In seinen Weihnachtspredigten im Passauer Dom St. Stephan hob Bischof Stefan Oster SDB den tiefen Sinn dieses Festes hervor: Mit dem wehrlosen Kind sei Gott selbst in eine verletzte und verwundete Welt gekommen, um den Menschen Heilung zu bringen.
Zwischen dem paradiesischen Anfang der Schöpfung und dem Kommen des Erlösers liege das, was Christen den Sündenfall nennen: „Oder nennen Sie es einfach: die innere und äußere Entfernung der Menschen von Gott.“ Der Mensch misstraue seither Gott und seiner Ordnung von Liebe und Wahrheit. Er sei geneigt, sich selbst zum Maßstab seines Denkens und Handelns machen. Alles solle sich um den Menschen und seine eigene Sinnstiftung drehen – unabhängig von der Gottes, so der Bischof. Anhand des Gleichnisses vom verlorenen Sohn zeigte Bischof Oster auf, wie mit solcher Selbstbezogenheit oftmals auch die Erfahrung von Scheitern, Sinnverlust und gähnender Leere einhergehe. Doch gerade am tiefsten Punkt seines Scheiterns, habe sich der verlorene Sohn an die großherzige, treue Zuwendung seines Vater erinnert. Und sei heimgekehrt zu ihm.

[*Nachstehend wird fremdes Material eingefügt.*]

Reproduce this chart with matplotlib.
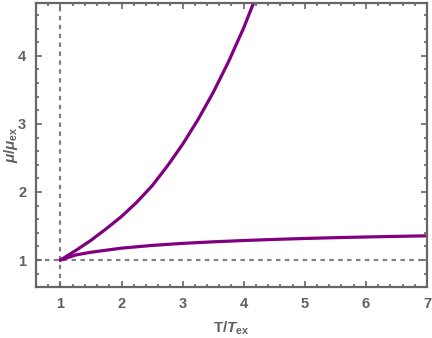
import numpy as np
import matplotlib
matplotlib.use("Agg")
from matplotlib import pyplot as plt
from matplotlib.ticker import MultipleLocator

# upper branch
t_up = [1.0, 1.25, 1.5, 1.75, 2.0, 2.25, 2.5, 2.75, 3.0, 3.25, 3.5, 3.75, 4.0, 4.15]
mu_up = [1.0, 1.14, 1.29, 1.46, 1.64, 1.85, 2.09, 2.38, 2.7, 3.06, 3.46, 3.91, 4.41, 4.75]

# lower branch
t_low = [1.0, 1.25, 1.5, 2.0, 2.5, 3.0, 3.5, 4.0, 4.5, 5.0, 5.5, 6.0, 6.5, 7.0]
mu_low = [1.0, 1.075, 1.115, 1.175, 1.215, 1.245, 1.268, 1.287, 1.303, 1.317, 1.329, 1.339, 1.348, 1.356]

xticks = [1, 2, 3, 4, 5, 6, 7]
yticks = [1, 2, 3, 4]

purple = "#800080"
grey = "#666666"
plt.rcParams['font.family'] = ['Liberation Sans', 'DejaVu Sans']
plt.rcParams['mathtext.fontset'] = 'custom'
plt.rcParams['mathtext.rm'] = 'Liberation Sans:bold'
plt.rcParams['mathtext.it'] = 'Liberation Sans:bold:italic'
plt.rcParams['mathtext.bf'] = 'Liberation Sans:bold'

fig = plt.figure(figsize=(4.32, 3.38), dpi=100)
ax = fig.add_axes([0.0833, 0.150, 0.905, 0.842])

ax.axvline(1, color="#808080", lw=1.6, dashes=(2, 2), zorder=1)
ax.axhline(1, color="#808080", lw=1.6, dashes=(2, 2), zorder=1)
ax.plot(t_up, mu_up, color=purple, lw=2.3, zorder=2)
ax.plot(t_low, mu_low, color=purple, lw=2.3, zorder=2)

ax.set_xlim(0.6, 7.0)
ax.set_ylim(0.6, 4.78)
ax.set_xticks(xticks)
ax.set_yticks(yticks)
ax.xaxis.set_minor_locator(MultipleLocator(0.2))
ax.yaxis.set_minor_locator(MultipleLocator(0.2))

for s in ax.spines.values():
    s.set_color(grey)
    s.set_linewidth(1.6)
ax.tick_params(which="both", direction="in", top=True, right=True, color=grey, width=1.2)
ax.tick_params(which="major", length=4, labelsize=10.5, labelcolor="#606060", pad=7)
ax.tick_params(which="minor", length=2)
for lab in ax.get_xticklabels() + ax.get_yticklabels():
    lab.set_fontweight("bold")

ax.set_xlabel(r"T/$\mathit{T}_{\mathrm{ex}}$", fontsize=11, color="#606060",
              fontweight="bold")
ax.set_ylabel(r"$\mathit{\mu}/\mathit{\mu}_{\mathrm{ex}}$", fontsize=11,
              color="#606060")
ax.xaxis.set_label_coords(0.5, -0.113)
ax.yaxis.set_label_coords(-0.041, 0.5)

fig.savefig("out.png", dpi=100)
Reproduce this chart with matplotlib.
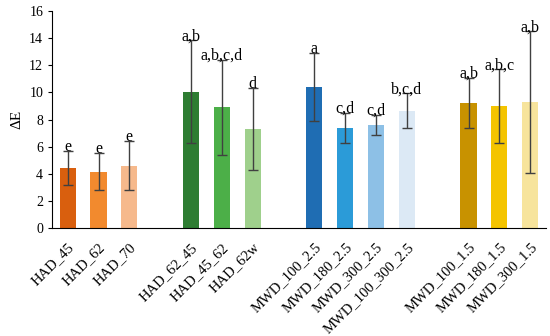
import matplotlib.pyplot as plt
import numpy as np

plt.rcParams['font.family'] = ['Liberation Serif', 'DejaVu Serif']

# bar slots, gaps between groups left empty
labels = ["HAD_45", "HAD_62", "HAD_70",
          "HAD_62_45", "HAD_45_62", "HAD_62w",
          "MWD_100_2.5", "MWD_180_2.5", "MWD_300_2.5", "MWD_100_300_2.5",
          "MWD_100_1.5", "MWD_180_1.5", "MWD_300_1.5"]
slots = [0, 1, 2, 4, 5, 6, 8, 9, 10, 11, 13, 14, 15]
means = [4.4, 4.15, 4.6, 10.05, 8.9, 7.3, 10.4, 7.4, 7.6, 8.65, 9.25, 9.0, 9.3]
errs = [1.25, 1.37, 1.8, 3.8, 3.5, 3.05, 2.5, 1.1, 0.77, 1.3, 1.85, 2.7, 5.2]
letters = ["e", "e", "e", "a,b", "a,b,c,d", "d", "a", "c,d", "c,d", "b,c,d",
           "a,b", "a,b,c", "a,b"]
colors = ["#d95f0e", "#f28a2e", "#f6b98c",
          "#2e7d32", "#4caf48", "#9fd08c",
          "#1f6db3", "#2b9bd8", "#8dc0e6", "#dce9f5",
          "#c89200", "#f4c400", "#f7e49c"]

fig, ax = plt.subplots(figsize=(5.5, 3.36), dpi=100)
fig.subplots_adjust(left=0.095, right=0.992, top=0.967, bottom=0.321)

ax.bar(slots, means, width=0.52, color=colors, yerr=errs,
       error_kw=dict(ecolor="#404040", elinewidth=1, capsize=3.5, capthick=1))

for x, m, e, t in zip(slots, means, errs, letters):
    ax.text(x, m + e, t, ha="center", va="baseline", fontsize=11.5)

ax.set_xlim(-0.5, 15.5)
ax.set_ylim(0, 16)
ax.set_yticks(range(0, 17, 2))
ax.set_xticks(slots)
ax.set_xticklabels(labels, rotation=45, ha="right", rotation_mode="anchor",
                   fontsize=10.5)
ax.tick_params(axis="x", length=0, pad=9)
ax.tick_params(axis="y", labelsize=10, length=3)
ax.set_ylabel("ΔE", fontsize=11)
ax.spines["top"].set_visible(False)
ax.spines["right"].set_visible(False)

fig.savefig("out.png")
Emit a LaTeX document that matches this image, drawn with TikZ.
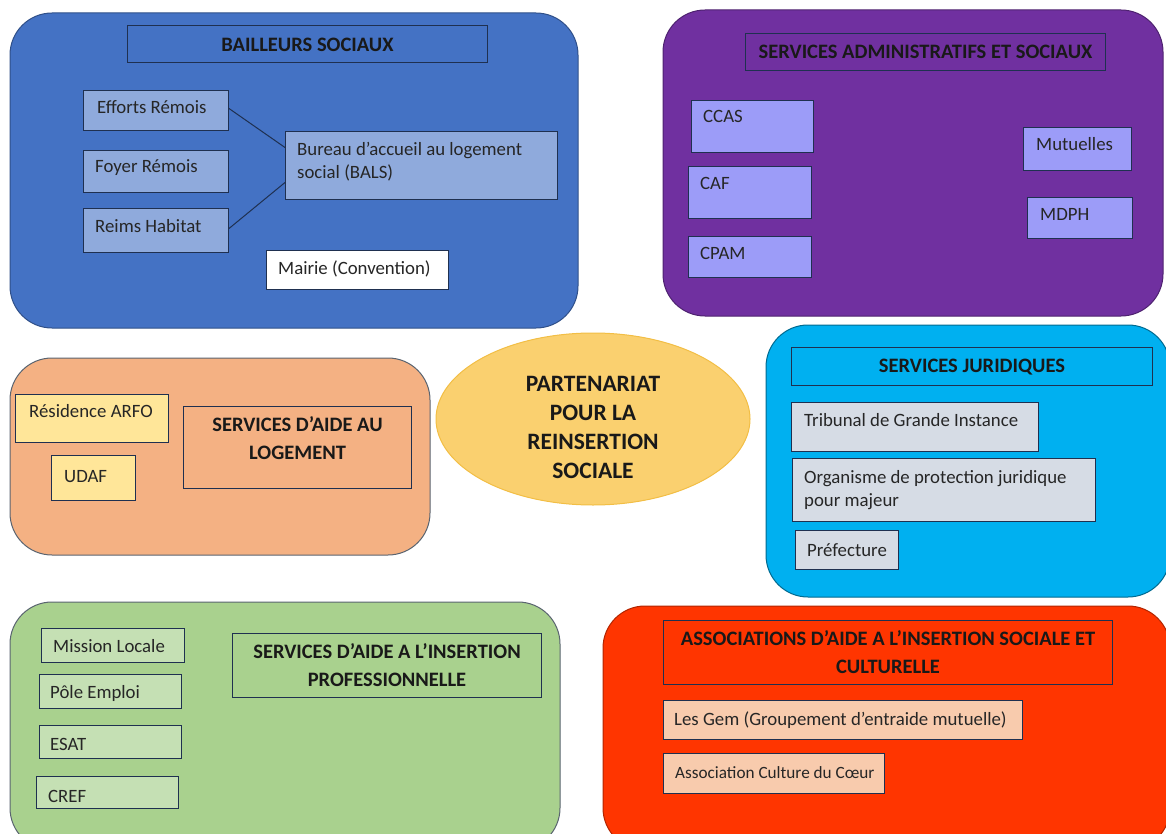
\documentclass[tikz,border=0pt]{standalone}
\usepackage{fontspec}
\setmainfont{Carlito}
\usetikzlibrary{calc,shapes.geometric}
\definecolor{cBlue}{HTML}{4472C4}
\definecolor{cBlueIn}{HTML}{8FAADC}
\definecolor{cPurple}{HTML}{7030A0}
\definecolor{cPurpleIn}{HTML}{9C9CF8}
\definecolor{cOrange}{HTML}{F4B183}
\definecolor{cOrangeIn}{HTML}{FFE699}
\definecolor{cEll}{HTML}{FAD06F}
\definecolor{cEllB}{HTML}{F2BE45}
\definecolor{cCyan}{HTML}{00B0F0}
\definecolor{cGrey}{HTML}{D6DCE5}
\definecolor{cGreen}{HTML}{A9D18E}
\definecolor{cGreenIn}{HTML}{C5E0B4}
\definecolor{cRed}{HTML}{FF3500}
\definecolor{cRedIn}{HTML}{F8CBAD}
\definecolor{cLine}{HTML}{1F3050}
\definecolor{cFrame}{HTML}{5A6470}
\tikzset{
  group/.style={draw=cFrame, line width=1pt, rounded corners=42pt},
  ibox/.style={draw=cLine, line width=1pt, anchor=north west, inner sep=0pt},
  txt/.style={font=\fontsize{18.8}{23}\selectfont, inner sep=0pt, anchor=base west, text=black!85},
  ttl/.style={font=\fontsize{20.5}{28}\selectfont\bfseries, inner sep=0pt, align=center, text=black!90},
  conn/.style={draw=cLine, line width=1pt}
}
\newcommand{\bx}[5]{\node[ibox, fill=#5, minimum width=#3pt, minimum height=#4pt] (#1) at (#2) {};}
\begin{document}
\begin{tikzpicture}[x=1pt,y=-1pt]
\useasboundingbox (0,0) rectangle (1166,834);
\begin{scope}
\clip (0,0) rectangle (1166,834);
% ---- groups
\draw[group, fill=cBlue, draw=cBlue!70!black] (10,13) rectangle (578,328);
\draw[group, fill=cPurple, draw=cPurple!70!black] (663,10) rectangle (1163,316);
\draw[group, fill=cOrange] (10,358) rectangle (430,555);
\draw[group, fill=cCyan, draw=cCyan!60!black] (766,325) rectangle (1170,597);
\draw[group, fill=cGreen] (10,602) rectangle (560,850);
\draw[group, fill=cRed, draw=cRed!70!black] (603,606) rectangle (1170,850);
\end{scope}

% ---- Bailleurs sociaux
\bx{bst}{127,25}{360}{37}{cBlue}
\node[ttl] (bsl) at ($(bst.center)+(0,1)$) {BAILLEURS SOCIAUX};
\bx{eff}{83,90}{145}{40}{cBlueIn}
\node[txt] at ($(eff.north west)+(14,24)$) {Efforts Rémois};
\bx{foy}{83,150}{145}{42}{cBlueIn}
\node[txt] at ($(foy.north west)+(12,23)$) {Foyer Rémois};
\bx{rei}{83,208}{145}{44}{cBlueIn}
\node[txt] at ($(rei.north west)+(12,25)$) {Reims Habitat};
\bx{bal}{285,131}{272}{68}{cBlueIn}
\node[txt] at ($(bal.north west)+(12,25)$) {Bureau d’accueil au logement};
\node[txt] at ($(bal.north west)+(12,48)$) {social (BALS)};
\bx{mai}{266,250}{182}{39}{white}
\node[txt] at ($(mai.north west)+(12,24)$) {Mairie (Convention)};
\draw[conn] (eff.east) ++(0,-2) -- ($(bal.west)+(0,-18)$);
\draw[conn] (rei.east) ++(0,-2) -- ($(bal.west)+(0,17)$);

% ---- Services administratifs et sociaux
\bx{sat}{745,33}{360}{37}{cPurple}
\node[ttl] at (sat.center) {SERVICES ADMINISTRATIFS ET SOCIAUX};
\bx{ccas}{691,100}{122}{52}{cPurpleIn}
\node[txt] at ($(ccas.north west)+(12,23)$) {CCAS};
\bx{caf}{688,166}{123}{52}{cPurpleIn}
\node[txt] at ($(caf.north west)+(12,24)$) {CAF};
\bx{cpam}{688,236}{123}{41}{cPurpleIn}
\node[txt] at ($(cpam.north west)+(12,23)$) {CPAM};
\bx{mut}{1023,127}{108}{43}{cPurpleIn}
\node[txt] at ($(mut.north west)+(13,24)$) {Mutuelles};
\bx{mdph}{1027,197}{105}{41}{cPurpleIn}
\node[txt] at ($(mdph.north west)+(13,24)$) {MDPH};

% ---- Services d'aide au logement
\bx{alt}{183,406}{228}{82}{cOrange}
\node[ttl] at ($(alt.north)+(0,32)$) {SERVICES D’AIDE AU\\LOGEMENT};
\bx{arfo}{15,394}{153}{48}{cOrangeIn}
\node[txt] at ($(arfo.north west)+(14,23)$) {Résidence ARFO};
\bx{udaf}{51,455}{84}{45}{cOrangeIn}
\node[txt] at ($(udaf.north west)+(13,27)$) {UDAF};

% ---- Centre
\node[ellipse, draw=cEllB, line width=1pt, fill=cEll, minimum width=314pt, minimum height=172pt, inner sep=0pt] (part) at (593,419) {};
\node[ttl, font=\fontsize{23.5}{29}\selectfont\bfseries] at ($(part.center)+(0,8)$) {PARTENARIAT\\POUR LA\\REINSERTION\\SOCIALE};

% ---- Services juridiques
\bx{sjt}{791,347}{361}{38}{cCyan}
\node[ttl] at ($(sjt.center)+(0,1)$) {SERVICES JURIDIQUES};
\bx{tgi}{791,402}{247}{49}{cGrey}
\node[txt] at ($(tgi.north west)+(13,24)$) {Tribunal de Grande Instance};
\bx{opj}{792,458}{303}{63}{cGrey}
\node[txt] at ($(opj.north west)+(12,25)$) {Organisme de protection juridique};
\node[txt] at ($(opj.north west)+(12,48)$) {pour majeur};
\bx{pref}{795,530}{103}{39}{cGrey}
\node[txt] at ($(pref.north west)+(12,26)$) {Préfecture};

% ---- Insertion professionnelle
\bx{ipt}{232,633}{309}{64}{cGreen}
\node[ttl] at (ipt.center) {SERVICES D’AIDE A L’INSERTION\\PROFESSIONNELLE};
\bx{mil}{41,628}{143}{34}{cGreenIn}
\node[txt] at ($(mil.north west)+(12,24)$) {Mission Locale};
\bx{pol}{39,674}{142}{34}{cGreenIn}
\node[txt] at ($(pol.north west)+(11,24)$) {Pôle Emploi};
\bx{esat}{39,725}{142}{33}{cGreenIn}
\node[txt] at ($(esat.north west)+(11,25)$) {ESAT};
\bx{cref}{36,776}{142}{32}{cGreenIn}
\node[txt] at ($(cref.north west)+(12,26)$) {CREF};

% ---- Associations
\bx{ast}{663,620}{449}{64}{cRed}
\node[ttl] at (ast.center) {ASSOCIATIONS D’AIDE A L’INSERTION SOCIALE ET\\CULTURELLE};
\bx{gem}{663,700}{359}{39}{cRedIn}
\node[txt] at ($(gem.north west)+(11,25)$) {Les Gem (Groupement d’entraide mutuelle)};
\bx{acc}{663,753}{221}{40}{cRedIn}
\node[txt, font=\fontsize{17.2}{21}\selectfont] at ($(acc.north west)+(12,25)$) {Association Culture du Cœur};
\end{tikzpicture}
\end{document}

„Jesus ist auf diese Welt gekommen, damit wir erkennen, dass letztlich aller Sinn, alle Liebe, alles Leben von Gott geschenkt wird – und nicht von uns gemacht werden kann oder gekauft werden muss.”
Der Bischof betonte auch: “Ohne Reue, ohne Umkehr, ohne die Anerkennung, dass Gott wirklich Gott ist und nicht ich selbst – ohne die gibt es keinen Zugang zu dem, was Jesus das Reich Gottes nennt“. Deshalb gebe es Weihnachten: Jesus sei auf diese Welt gekommen, „damit wir erkennen, dass letztlich aller Sinn, alle Liebe, alles Leben von Gott geschenkt wird – und nicht von uns gemacht werden kann oder gekauft werden muss.“ Sinn könne gefunden werden, entdeckt werden, er könne angenommen und gepflegt werden, er könne durch unsere Mitwirkung wachsen – aber er könne nie einfach selbst gemacht werden.
„Der angemessene Umgang mit der verwundeten Schöpfung setzt Menschen voraus, die selber wissen, wo sie heiler werden – nämlich bei dem, der der Heiland genannt wird.”
Tief in unserem Herzen wüssten wir das, so der Bischof: „Dass man Liebe oder echte Freundschaft oder Vertrauen nicht einfach kaufen oder machen kann. Wir wissen, dass es bei dem, was im Leben am allerwichtigsten ist, im Grunde alles Geschenk ist, alles Gabe ist, die wir nur dankbar annehmen und pflegen können.“ Hier sei die Quelle innerer Heilung, so Oster, und er fügte hinzu: Nicht nur für den einzelnen Menschen, sondern auch für die Wunden der Gesellschaft und unserer verwundeten Natur. Der angemessene Umgang mit der verwundeten Schöpfung setze Menschen voraus, die selber wissen, wo sie heiler werden – nämlich bei dem, der der Heiland genannt wird.